死んだばかりの人の苦しむ声が聞こえた!?
僕の従兄弟の和也(仮名)は、地元でユタと呼ばれるシャーマン(民間霊媒師)の修行や勉強をしている。
和也は僕と一緒に介護施設で働いているが、よく一点を見つめては、「あそこに霊がいる」、「土地の神様が怒ってる」などと言ってくる。
正直、全然信じていない僕はいつも、「また始まったよ・・・」と思いながらも軽く受け流していた。
そんなある日、14時30分頃に出勤してフロアで利用者を見渡すと、うちでも一番高齢の女性利用者のTさんが、車椅子に腰掛けたまま眠っていた。
だが、顔が黄色っぽくなっていて明らかにいつもとは違う様子だったので、呼びかけてみたが反応は無かった。
すぐにバイタルを確認すると、呼吸、脈ともに無かったので、同僚に救急車を呼んでもらい、僕はTさんを寝かせ心臓マッサージを行った。
間もなく救急車が到着し、Tさんは救急隊員によって病院に運ばれていった。
こういった経験がなかった僕や同僚はほとんどパニックで、適切な対応が出来ていたかどうか不安だったが、ただただTさんの無事を祈るばかりだった。
しかしその後、病院からTさんが亡くなったとの連絡が入った。
ショックではあったが、とても高齢だったし、しょうがないのかなと思っていた。
その後に和也が出勤してきたので今までの状況を説明すると、「そっかぁ、大変だったね」と励ましてくれた。
業務に戻ったが、あんなことがあった後なのであまり仕事が手に付かなかったのを覚えている。
しばらくして休憩に入り、和也と二人っきりになったのだが、彼が妙な事を言い始めた。
「Tさんが苦しんでいる」
またいつものあれが始まったと思った僕は、「そんなこと言わないでよ~」と適当に返事を返していた。
しかし和也は、いつにもなく真剣な表情でこう続けた。
「これは自然死じゃないな。

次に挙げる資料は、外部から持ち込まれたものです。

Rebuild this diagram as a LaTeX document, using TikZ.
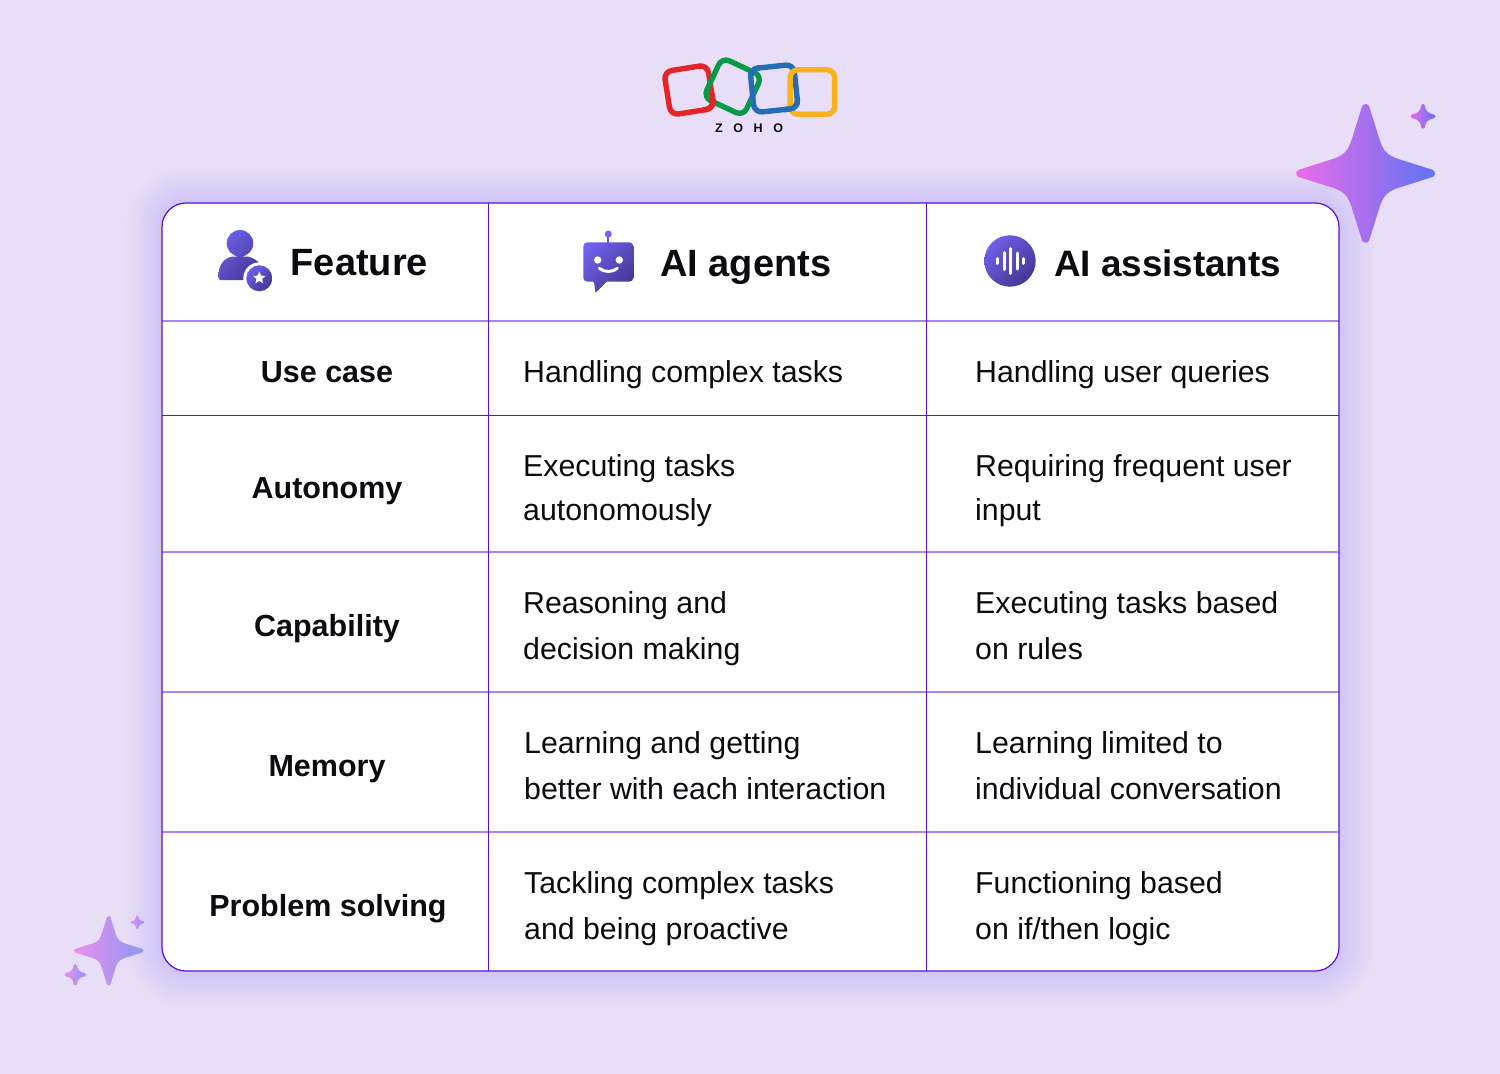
\documentclass[tikz,border=0pt]{standalone}
\usepackage{fontspec}
\usetikzlibrary{shadings,shapes.geometric}
\setmainfont{Liberation Sans}
\newfontfamily\logofont[LetterSpace=85]{Liberation Sans}
\definecolor{bgc}{HTML}{E8DEF8}
\definecolor{edgec}{HTML}{5A10DC}
\definecolor{linec}{HTML}{A884F4}
\definecolor{glowc}{HTML}{AE8AF6}
\definecolor{txtc}{HTML}{0C0C10}
\definecolor{gra}{HTML}{7367F8}
\definecolor{grb}{HTML}{5A4CC0}
\definecolor{grc}{HTML}{3D2E80}
\definecolor{zred}{HTML}{E42527}
\definecolor{zgreen}{HTML}{089949}
\definecolor{zblue}{HTML}{226DB4}
\definecolor{zyellow}{HTML}{F9B21D}
\newcommand{\starpath}{(-.05,-.96) .. controls (-.03,-1) and (.03,-1) .. (.05,-.96) -- (.2,-.48) .. controls (.25,-.33) and (.30,-.27) .. (.44,-.215) -- (.96,-.05) .. controls (1,-.03) and (1,.03) .. (.96,.05) -- (.44,.215) .. controls (.30,.27) and (.25,.33) .. (.2,.48) -- (.05,.96) .. controls (.03,1) and (-.03,1) .. (-.05,.96) -- (-.2,.48) .. controls (-.25,.33) and (-.30,.27) .. (-.44,.215) -- (-.96,.05) .. controls (-1,.03) and (-1,-.03) .. (-.96,-.05) -- (-.44,-.215) .. controls (-.30,-.27) and (-.25,-.33) .. (-.2,-.48) -- cycle}
\newcommand{\fatpath}{(-.15,-.86) .. controls (-.09,-1.03) and (.09,-1.03) .. (.15,-.86) .. controls (.2,-.5) and (.3,-.26) .. (.86,-.15) .. controls (1.03,-.09) and (1.03,.09) .. (.86,.15) .. controls (.3,.26) and (.2,.5) .. (.15,.86) .. controls (.09,1.03) and (-.09,1.03) .. (-.15,.86) .. controls (-.2,.5) and (-.3,.26) .. (-.86,.15) .. controls (-1.03,.09) and (-1.03,-.09) .. (-.86,-.15) .. controls (-.3,-.26) and (-.2,-.5) .. (-.15,-.86) -- cycle}
\newcommand{\sparkle}[4]{\begin{scope}[shift={(#1,#2)},scale=#3]\shade[#4] \starpath;\end{scope}}
\newcommand{\fatsparkle}[4]{\begin{scope}[shift={(#1,#2)},scale=#3]\shade[#4] \fatpath;\end{scope}}
\tikzset{
  x=1pt,y=-1pt,
  strongstar/.style={left color=F-pink,middle color=F-mid,right color=F-blue},
  softstar/.style={left color=S-pink,middle color=S-mid,right color=S-blue},
  bodytext/.style={anchor=base west,inner sep=0pt,font=\fontsize{30.3}{45.5}\selectfont,text=txtc,align=left},
  rowhead/.style={anchor=base,inner sep=0pt,font=\fontsize{30.5}{45}\selectfont\bfseries,text=txtc},
  colhead/.style={anchor=base west,inner sep=0pt,font=\fontsize{38}{45}\selectfont\bfseries,text=txtc},
  gridlight/.style={draw=linec,line width=1.7pt},
  griddark/.style={draw=edgec,line width=.9pt},
  iconfill/.style={upper left=gra,upper right=grb,lower left=grb,lower right=grc},
  logobox/.style={draw,line width=5.4pt,rounded corners=8pt,inner sep=0pt},
}
\definecolor{F-pink}{HTML}{EC6BEA}
\definecolor{F-mid}{HTML}{A86BE8}
\definecolor{F-blue}{HTML}{5E74F2}
\definecolor{S-pink}{HTML}{EA90EE}
\definecolor{S-mid}{HTML}{BC8CEE}
\definecolor{S-blue}{HTML}{8C98F2}
\begin{document}
\begin{tikzpicture}
\useasboundingbox (0,0) rectangle (1500,1074);
\fill[bgc] (0,0) rectangle (1500,1074);
% glow
\foreach \w in {3,6,...,72}{
  \draw[glowc,line width=\w pt,draw opacity=.012,rounded corners=24pt] (162,203) rectangle (1339,971);
}
% sparkles
\sparkle{1365.6}{173.4}{70}{strongstar}
\fatsparkle{1423}{116.3}{12.7}{strongstar}
\sparkle{108.7}{950.7}{35}{softstar}
\fatsparkle{75.3}{974.7}{11}{softstar}
\fatsparkle{137.3}{922.3}{7}{softstar}
% logo
\node[logobox,draw=zred,minimum size=44pt,rotate=9] (lr) at (689,90) {};
\node[logobox,draw=zgreen,minimum size=44pt,rotate=-25] (lg) at (732.7,86.7) {};
\node[logobox,draw=zblue,minimum size=44pt,rotate=6] (lb) at (774,88.5) {};
\node[logobox,draw=zyellow,minimum size=44.5pt] (ly) at (812.4,92) {};
\begin{scope}
  \clip (704,93) rectangle (724,114);
  \node[logobox,draw=zred,minimum size=44pt,rotate=9] (lrb) at (689,90) {};
\end{scope}
\begin{scope}
  \clip (744,62) rectangle (760,78);
  \node[logobox,draw=zblue,minimum size=44pt,rotate=6] (lbb) at (774,88.5) {};
\end{scope}
\begin{scope}
  \clip (784,100) rectangle (802,118);
  \node[logobox,draw=zblue,minimum size=44pt,rotate=6] (lbc) at (774,88.5) {};
\end{scope}
\node[inner sep=0pt,text=txtc,font=\logofont\fontsize{12.5}{12.5}\selectfont\bfseries] (lt) at (749,128) {ZOHO};
% table
\fill[white,rounded corners=24pt] (162,203) rectangle (1339,971);
\draw[gridlight] (162,321) -- (1339,321);
\draw[griddark] (162,415.5) -- (1339,415.5);
\draw[gridlight] (162,552) -- (1339,552);
\draw[gridlight] (162,692) -- (1339,692);
\draw[gridlight] (162,832) -- (1339,832);
\draw[griddark] (488.5,203) -- (488.5,971);
\draw[griddark] (926.5,203) -- (926.5,971);
\draw[edgec,line width=1.2pt,rounded corners=24pt] (162,203) rectangle (1339,971);
% feature icon
\shade[iconfill] (240,243.3) circle (13.3) (218.3,277) .. controls (218.3,265) and (224,258) .. (232,256.6) -- (248,256.6) .. controls (254,258) and (258,261) .. (262,266) -- (262,280) -- (221,280) .. controls (219,280) and (218.3,279) .. (218.3,277) -- cycle;
\fill[white] (259.3,278.3) circle (16);
\shade[iconfill] (259.3,278.3) circle (13);
\node[inner sep=0pt,fill=white,star,star points=5,star point ratio=2.2,minimum size=13pt] (fs) at (259.3,278) {};
% robot icon
\draw[grb!60!gra,line width=2pt] (608.3,234) -- (608.3,243);
\fill[gra] (608.3,234) circle (3.5);
\shade[iconfill,rounded corners=4pt] (583.3,242.3) -- (633.3,242.3) -- (633.3,281.7) [sharp corners] -- (606.7,281.7) [rounded corners=1pt] -- (595.5,293) -- (594,281.7) [rounded corners=4pt] -- (583.3,281.7) -- cycle;
\fill[white] (597.7,260) circle (3.7);
\fill[white] (619.3,260) circle (3.7);
\draw[white,line width=3pt,line cap=round] (599.3,268.3) .. controls (604,272.5) and (613,272.5) .. (617.3,268.3);
% assistant icon
\shade[iconfill] (1010,261) circle (25.7);
\foreach \xx/\hh in {997.7/2.5,1004/8.5,1010.3/12.5,1017/8,1023.3/2.5}{
  \draw[white,line width=3pt,line cap=round] (\xx,261-\hh) -- (\xx,261+\hh);
}
% headers
\node[colhead] (h1) at (290.5,275) {Feature};
\node[colhead] (h2) at (660,276) {AI agents};
\node[colhead,font=\fontsize{36.8}{45}\selectfont\bfseries] (h3) at (1054,276) {AI assistants};
% first column
\node[rowhead] (r1) at (327,382) {Use case};
\node[rowhead] (r2) at (327,498) {Autonomy};
\node[rowhead] (r3) at (327,636) {Capability};
\node[rowhead] (r4) at (327,776) {Memory};
\node[rowhead] (r5) at (328,916) {Problem solving};
% cells
\node[bodytext] (a1) at (523,382) {Handling complex tasks};
\node[bodytext] (a2) at (523,520) {Executing tasks\\[-1.5pt]autonomously};
\node[bodytext] (a3) at (523,659) {Reasoning and\\decision making};
\node[bodytext] (a4) at (524,799) {Learning and getting\\better with each interaction};
\node[bodytext] (a5) at (524,939) {Tackling complex tasks\\and being proactive};
\node[bodytext] (b1) at (975,382) {Handling user queries};
\node[bodytext] (b2) at (975,520) {Requiring frequent user\\[-1.5pt]input};
\node[bodytext] (b3) at (975,659) {Executing tasks based\\on rules};
\node[bodytext] (b4) at (975,799) {Learning limited to\\individual conversation};
\node[bodytext] (b5) at (975,939) {Functioning based\\on if/then logic};
\end{tikzpicture}
\end{document}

たぶん窒息死。喉に何か詰まってるかも」
施設ではお昼ご飯は12時から13時くらいまでで、おやつは15時から。
僕がTさんの異変に気付いたのは14時30分頃。
お昼ご飯からは大分時間が経っていたし、その10分くらい前までは意識もあったと同僚も話していたので、誤嚥(ごえん)による窒息の可能性は疑っていなかった。
しかし和也は、「間違いない。苦しんでる声が聞こえる」と断言している。
僕はとても信じられず、「まさか~」と言いながら流していたが、和也は「本当だよ」と言い残して仕事に戻っていった。
その2時間後、警察から連絡があった。
「Tさんの肺や器官から食物残渣が出た。窒息死の可能性があるので事情聴取を行いたい」
正直、鳥肌が立った。
現場におらず、状況を僕から聞いただけの和也が、なぜ詳しい死因まで分かったのか。
今思い出しても不思議でならない。
和也には本当にTさんの声が聞こえたのだろうか。